• _WHAT YOU SHOULD DO_: Give every line of the data again, unchanged, but with no pictures.

• _RECORDED INFORMATION_:
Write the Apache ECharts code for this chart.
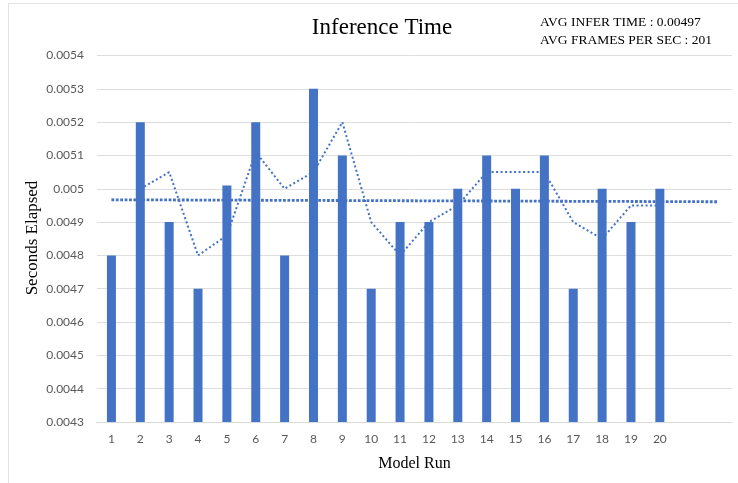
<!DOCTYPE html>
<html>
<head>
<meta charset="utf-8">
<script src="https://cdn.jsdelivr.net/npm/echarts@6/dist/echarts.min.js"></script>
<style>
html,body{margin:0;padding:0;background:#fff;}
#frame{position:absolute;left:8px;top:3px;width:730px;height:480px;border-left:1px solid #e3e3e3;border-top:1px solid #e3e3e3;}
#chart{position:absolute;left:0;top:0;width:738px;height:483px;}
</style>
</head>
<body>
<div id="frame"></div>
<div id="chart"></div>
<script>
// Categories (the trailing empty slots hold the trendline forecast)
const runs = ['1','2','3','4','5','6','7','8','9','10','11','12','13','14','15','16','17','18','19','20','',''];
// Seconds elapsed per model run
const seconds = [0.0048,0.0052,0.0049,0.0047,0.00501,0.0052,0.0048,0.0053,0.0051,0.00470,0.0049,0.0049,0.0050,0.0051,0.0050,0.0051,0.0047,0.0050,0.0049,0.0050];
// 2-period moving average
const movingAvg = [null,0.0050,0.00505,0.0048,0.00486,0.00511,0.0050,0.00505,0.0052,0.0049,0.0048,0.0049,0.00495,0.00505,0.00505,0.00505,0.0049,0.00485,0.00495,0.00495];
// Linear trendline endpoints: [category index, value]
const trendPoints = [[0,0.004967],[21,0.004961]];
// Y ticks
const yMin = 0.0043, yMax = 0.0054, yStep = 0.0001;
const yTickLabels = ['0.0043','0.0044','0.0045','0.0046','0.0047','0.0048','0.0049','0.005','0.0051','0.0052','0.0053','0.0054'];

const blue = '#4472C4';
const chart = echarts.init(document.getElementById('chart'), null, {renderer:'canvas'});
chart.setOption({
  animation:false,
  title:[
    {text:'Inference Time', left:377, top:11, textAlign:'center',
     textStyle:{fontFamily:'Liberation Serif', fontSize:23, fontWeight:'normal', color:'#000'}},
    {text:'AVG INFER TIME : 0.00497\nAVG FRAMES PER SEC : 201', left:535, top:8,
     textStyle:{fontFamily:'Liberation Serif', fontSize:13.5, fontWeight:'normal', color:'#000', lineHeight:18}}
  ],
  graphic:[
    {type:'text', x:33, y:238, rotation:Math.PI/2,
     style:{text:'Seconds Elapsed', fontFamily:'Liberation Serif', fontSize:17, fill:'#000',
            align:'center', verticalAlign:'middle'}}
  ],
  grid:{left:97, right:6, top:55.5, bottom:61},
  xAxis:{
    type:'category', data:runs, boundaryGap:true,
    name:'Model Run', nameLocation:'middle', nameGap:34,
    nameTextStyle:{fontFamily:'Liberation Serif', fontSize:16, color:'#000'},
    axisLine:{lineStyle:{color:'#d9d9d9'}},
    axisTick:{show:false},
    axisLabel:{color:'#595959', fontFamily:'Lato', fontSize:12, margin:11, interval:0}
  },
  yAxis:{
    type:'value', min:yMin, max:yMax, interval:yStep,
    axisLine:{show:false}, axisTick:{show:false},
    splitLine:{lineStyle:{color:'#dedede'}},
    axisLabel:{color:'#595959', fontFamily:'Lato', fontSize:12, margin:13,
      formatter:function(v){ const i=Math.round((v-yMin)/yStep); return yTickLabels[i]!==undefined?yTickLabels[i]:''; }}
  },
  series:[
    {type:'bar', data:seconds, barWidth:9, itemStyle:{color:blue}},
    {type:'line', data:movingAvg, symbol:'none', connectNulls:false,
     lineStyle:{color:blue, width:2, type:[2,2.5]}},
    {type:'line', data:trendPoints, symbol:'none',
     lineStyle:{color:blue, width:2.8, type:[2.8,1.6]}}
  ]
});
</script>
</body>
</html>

• _CORRECT RESULT_:
Write the Apache ECharts code for this chart.
<!DOCTYPE html>
<html>
<head>
<meta charset="utf-8">
<script src="https://cdn.jsdelivr.net/npm/echarts@6/dist/echarts.min.js"></script>
<style>
html,body{margin:0;padding:0;background:#fff;}
#frame{position:absolute;left:8px;top:3px;width:730px;height:480px;border-left:1px solid #e3e3e3;border-top:1px solid #e3e3e3;}
#chart{position:absolute;left:0;top:0;width:738px;height:483px;}
</style>
</head>
<body>
<div id="frame"></div>
<div id="chart"></div>
<script>
// Categories (the trailing empty slots hold the trendline forecast)
const runs = ['1','2','3','4','5','6','7','8','9','10','11','12','13','14','15','16','17','18','19','20','',''];
// Seconds elapsed per model run
const seconds = [0.0048,0.0052,0.0049,0.0047,0.00501,0.0052,0.0048,0.0053,0.0051,0.00470,0.0049,0.0049,0.0050,0.0051,0.0050,0.0051,0.0047,0.0050,0.0049,0.0050];
// 2-period moving average
const movingAvg = [null,0.0050,0.00505,0.0048,0.00486,0.00511,0.0050,0.00505,0.0052,0.0049,0.0048,0.0049,0.00495,0.00505,0.00505,0.00505,0.0049,0.00485,0.00495,0.00495];
// Linear trendline endpoints: [category index, value]
const trendPoints = [[0,0.004967],[21,0.004961]];
// Y ticks
const yMin = 0.0043, yMax = 0.0054, yStep = 0.0001;
const yTickLabels = ['0.0043','0.0044','0.0045','0.0046','0.0047','0.0048','0.0049','0.005','0.0051','0.0052','0.0053','0.0054'];

const blue = '#4472C4';
const chart = echarts.init(document.getElementById('chart'), null, {renderer:'canvas'});
chart.setOption({
  animation:false,
  title:[
    {text:'Inference Time', left:377, top:11, textAlign:'center',
     textStyle:{fontFamily:'Liberation Serif', fontSize:23, fontWeight:'normal', color:'#000'}},
    {text:'AVG INFER TIME : 0.00497\nAVG FRAMES PER SEC : 201', left:535, top:8,
     textStyle:{fontFamily:'Liberation Serif', fontSize:13.5, fontWeight:'normal', color:'#000', lineHeight:18}}
  ],
  graphic:[
    {type:'text', x:33, y:238, rotation:Math.PI/2,
     style:{text:'Seconds Elapsed', fontFamily:'Liberation Serif', fontSize:17, fill:'#000',
            align:'center', verticalAlign:'middle'}}
  ],
  grid:{left:97, right:6, top:55.5, bottom:61},
  xAxis:{
    type:'category', data:runs, boundaryGap:true,
    name:'Model Run', nameLocation:'middle', nameGap:34,
    nameTextStyle:{fontFamily:'Liberation Serif', fontSize:16, color:'#000'},
    axisLine:{lineStyle:{color:'#d9d9d9'}},
    axisTick:{show:false},
    axisLabel:{color:'#595959', fontFamily:'Lato', fontSize:12, margin:11, interval:0}
  },
  yAxis:{
    type:'value', min:yMin, max:yMax, interval:yStep,
    axisLine:{show:false}, axisTick:{show:false},
    splitLine:{lineStyle:{color:'#dedede'}},
    axisLabel:{color:'#595959', fontFamily:'Lato', fontSize:12, margin:13,
      formatter:function(v){ const i=Math.round((v-yMin)/yStep); return yTickLabels[i]!==undefined?yTickLabels[i]:''; }}
  },
  series:[
    {type:'bar', data:seconds, barWidth:9, itemStyle:{color:blue}},
    {type:'line', data:movingAvg, symbol:'none', connectNulls:false,
     lineStyle:{color:blue, width:2, type:[2,2.5]}},
    {type:'line', data:trendPoints, symbol:'none',
     lineStyle:{color:blue, width:2.8, type:[2.8,1.6]}}
  ]
});
</script>
</body>
</html>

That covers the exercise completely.